* _SHORT EXERCISE_: Your answer should be a single number: how many lines in the data below hold the string "this".

* _PROVIDED RECORDS_:
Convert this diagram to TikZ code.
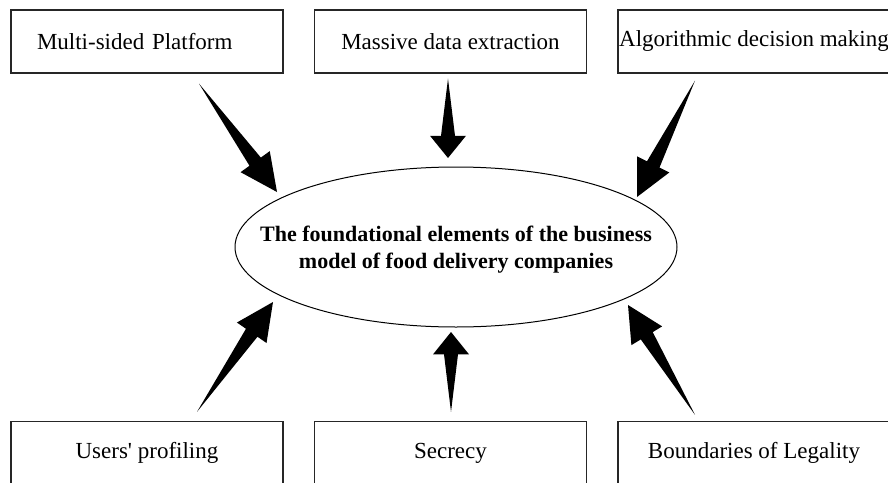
\documentclass[tikz,border=0pt]{standalone}
\usepackage{fontspec}
\setmainfont{Liberation Serif}
\usetikzlibrary{calc, positioning}

% tapered arrow from a tail point to a tip point
\newcommand\fatarrow[2]{%
  \fill (#1) -- ($(#2)!0.28!(#1)!3.5pt!90:(#1)$)
             -- ($(#2)!0.28!(#1)!9pt!90:(#1)$)
             -- (#2)
             -- ($(#2)!0.28!(#1)!9pt!-90:(#1)$)
             -- ($(#2)!0.28!(#1)!3.5pt!-90:(#1)$) -- cycle;}

\begin{document}
\begin{tikzpicture}[
                x=0.5pt, y=-0.5pt,
                box/.style={rectangle, draw=black!85, line width=0.65pt, minimum width=136pt,
                            minimum height=31.5pt, inner sep=0pt, font=\fontsize{11.5}{14}\selectfont},
                core/.style={inner sep=0pt, align=center,
                            font=\fontsize{11}{13.5}\selectfont\bfseries}
            ]

            \useasboundingbox (0,0) rectangle (888,482);

            % Centre
            \node[core] (core) at (456,250) {The foundational elements of the business \\ model of food delivery companies};
            \draw[line width=0.5pt] (456,247) ellipse [x radius=221, y radius=80];

            % Top boxes
            \node[box, text width=110pt, inner xsep=13pt, align=left] (top-1) at (147,41.5) {Multi-sided Platform};
            \node[box] (top-2) at (450.5,41.5) {Massive data extraction};
            \node[box] (top-3) at (754,41.5) {Algorithmic decision making};

            % Bottom boxes
            \node[box] (bot-1) at (147,453) {Users\textquotesingle\ profiling};
            \node[box] (bot-2) at (450.5,453) {Secrecy};
            \node[box] (bot-3) at (754,453) {Boundaries of Legality};

            % Arrow ends
            \coordinate (tail-1) at ($(top-1.south)+(52,10)$);
            \coordinate (tail-2) at ($(top-2.south)+(-2.5,5)$);
            \coordinate (tail-3) at ($(top-3.south)+(-59,7)$);
            \coordinate (tail-4) at ($(bot-1.north)+(50,-9)$);
            \coordinate (tail-5) at ($(bot-2.north)+(0.5,-9)$);
            \coordinate (tail-6) at ($(bot-3.north)+(-59,-6)$);

            \coordinate (tip-1) at ($(core.center)+(-179,-58)$);
            \coordinate (tip-2) at ($(core.center)+(-8,-92)$);
            \coordinate (tip-3) at ($(core.center)+(181,-53)$);
            \coordinate (tip-4) at ($(core.center)+(-183,52)$);
            \coordinate (tip-5) at ($(core.center)+(-5,82)$);
            \coordinate (tip-6) at ($(core.center)+(172,55)$);

            % Arrows into the centre
            \foreach \i in {1,...,6}
            \fatarrow{tail-\i}{tip-\i};

        \end{tikzpicture}
\end{document}
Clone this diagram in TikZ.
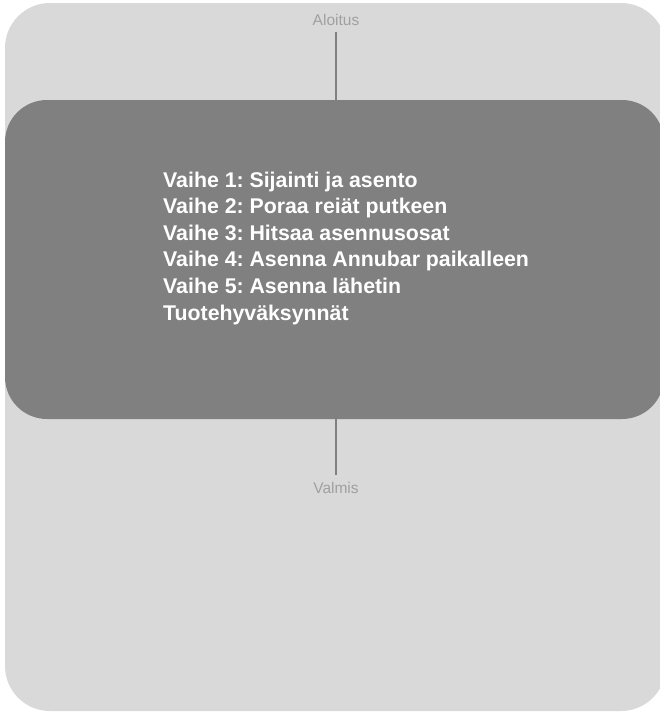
\documentclass[tikz,border=0pt]{standalone}
\usepackage{fontspec}
\setmainfont{Liberation Sans}
\usepackage{tikz}
\usetikzlibrary{calc}
\definecolor{panel}{RGB}{217, 217, 217}
\definecolor{stepbox}{RGB}{128, 128, 128}
\definecolor{endlabel}{RGB}{160, 160, 160}
\frenchspacing

\begin{document}
\begin{tikzpicture}[x=1pt, y=-1pt,
  endpoint/.style={font=\fontsize{15.5}{18}\selectfont, text=endlabel, inner sep=7pt},
  steptext/.style={font=\fontsize{21.3}{25}\selectfont\bfseries, text=white, anchor=base west, inner sep=0pt},
  link/.style={draw=stepbox, line width=2pt}]
  \useasboundingbox (0,0) rectangle (660,712);
  % Panel
  \fill[panel, rounded corners=45pt] (5,3) rectangle (666,711);
  
  % Steps box
  \node[fill=stepbox, rounded corners=42pt, minimum width=659pt, minimum height=319pt, inner sep=0pt] (steps) at (334.5,259.5) {};
  \foreach \txt [count=\i] in {Vaihe 1: Sijainti ja asento, Vaihe 2: Poraa reiät putkeen, Vaihe 3: Hitsaa asennusosat, Vaihe 4: Asenna Annubar paikalleen, Vaihe 5: Asenna lähetin, Tuotehyväksynnät}
    \node[steptext] (step\i) at (163, 160.4+26.6*\i) {\txt};
  
  % Start and end
  \node[endpoint, anchor=base] (start) at (336,25) {Aloitus};
  \node[endpoint, anchor=base] (finish) at (336,493) {Valmis};
  \draw[link] (start.south) -- (start.south |- steps.north);
  \draw[link] (finish.north |- steps.south) -- (finish.north);
\end{tikzpicture}
\end{document}
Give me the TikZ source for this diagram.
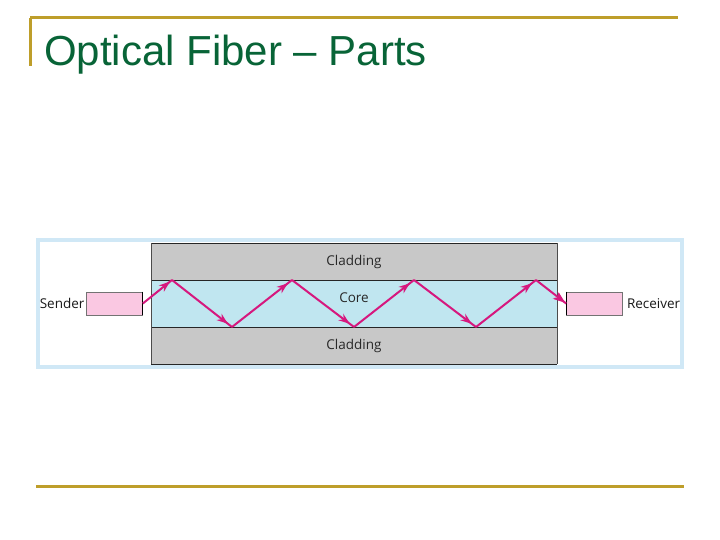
\documentclass[tikz,border=0pt]{standalone}
\usepackage{fontspec}
\setmainfont{Liberation Sans}
\newfontfamily\labfont{Open Sans}
\usetikzlibrary{arrows.meta,decorations.markings}
\definecolor{gold}{RGB}{190,158,42}
\definecolor{titlegreen}{RGB}{8,100,55}
\definecolor{frameblue}{RGB}{208,232,246}
\definecolor{coreblue}{RGB}{192,230,240}
\definecolor{cladgray}{RGB}{200,200,200}
\definecolor{raypink}{RGB}{214,24,126}
\definecolor{boxpink}{RGB}{250,200,226}
\definecolor{labgray}{RGB}{40,40,40}
\tikzset{
  goldline/.style={draw=gold,line width=3pt},
  layer/.style={draw=black!85,line width=1pt},
  endbox/.style={draw=black!55,fill=boxpink,line width=0.7pt},
  lab/.style={font=\labfont\fontsize{13.5}{15}\selectfont,text=labgray,inner sep=0pt},
  ray/.style={draw=raypink,line width=2pt,
    postaction={decorate},
    decoration={markings,mark=at position 0.93 with {\arrow{Stealth[length=11pt,width=8pt]}}}}
}
\begin{document}
\begin{tikzpicture}[x=1pt,y=-1pt]
\useasboundingbox (0,0) rectangle (720,540);
% slide decoration
\coordinate (tl) at (30,18);
\coordinate (tr) at (678,18);
\coordinate (vb) at (30,66);
\draw[goldline] (tl) -- (tr);
\draw[goldline] (tl) -- (vb);
\coordinate (bl) at (36,486);
\coordinate (br) at (684,486);
\draw[goldline] (bl) -- (br);
\node[anchor=base west,inner sep=0pt,text=titlegreen,font=\fontsize{42}{46}\selectfont] (title) at (44,66) {Optical Fiber -- Parts};
% frame
\draw[draw=frameblue,line width=3.5pt,fill=white] (38,240) rectangle (682,367);
% fiber layers
\fill[cladgray] (151,243) rectangle (557,280);
\fill[coreblue] (151,280) rectangle (557,327);
\fill[cladgray] (151,327) rectangle (557,364);
\draw[layer] (151,243) -- (557,243);
\draw[layer] (151,280) -- (557,280);
\draw[layer] (151,327) -- (557,327);
\draw[layer] (151,364) -- (557,364);
\draw[black!70,line width=0.6pt] (151,243) -- (151,364);
\draw[black!70,line width=0.6pt] (557,243) -- (557,364);
\node[lab] (clad1) at (354,262) {Cladding};
\node[lab] (core) at (354,298) {Core};
\node[lab] (clad2) at (354,346) {Cladding};
% end boxes
\node[endbox,minimum width=56pt,minimum height=23pt,inner sep=0pt] (sender) at (114.5,303.5) {};
\node[endbox,minimum width=56pt,minimum height=23pt,inner sep=0pt] (receiver) at (594.5,303.5) {};
\draw[black,line width=0.9pt] (sender.north east) -- (sender.south east);
\draw[black,line width=0.9pt] (receiver.north west) -- (receiver.south west);
\node[lab,anchor=east,text=black!90] (slab) at ([xshift=-1.5pt]sender.west) {Sender};
\node[lab,anchor=west,text=black!90] (rlab) at ([xshift=4pt]receiver.east) {Receiver};
% ray path
\coordinate (s0) at (sender.east);
\coordinate (p1) at (172,280);
\coordinate (p2) at (232,327);
\coordinate (p3) at (292,280);
\coordinate (p4) at (354,327);
\coordinate (p5) at (414,280);
\coordinate (p6) at (476,327);
\coordinate (p7) at (536,280);
\coordinate (r0) at (receiver.west);
\draw[ray] (s0) -- (p1);
\draw[ray] (p1) -- (p2);
\draw[ray] (p2) -- (p3);
\draw[ray] (p3) -- (p4);
\draw[ray] (p4) -- (p5);
\draw[ray] (p5) -- (p6);
\draw[ray] (p6) -- (p7);
\draw[ray,decoration={markings,mark=at position 0.97 with {\arrow{Stealth[length=11pt,width=8pt]}}}] (p7) -- (r0);
\end{tikzpicture}
\end{document}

* _FINISHED TASK_: 3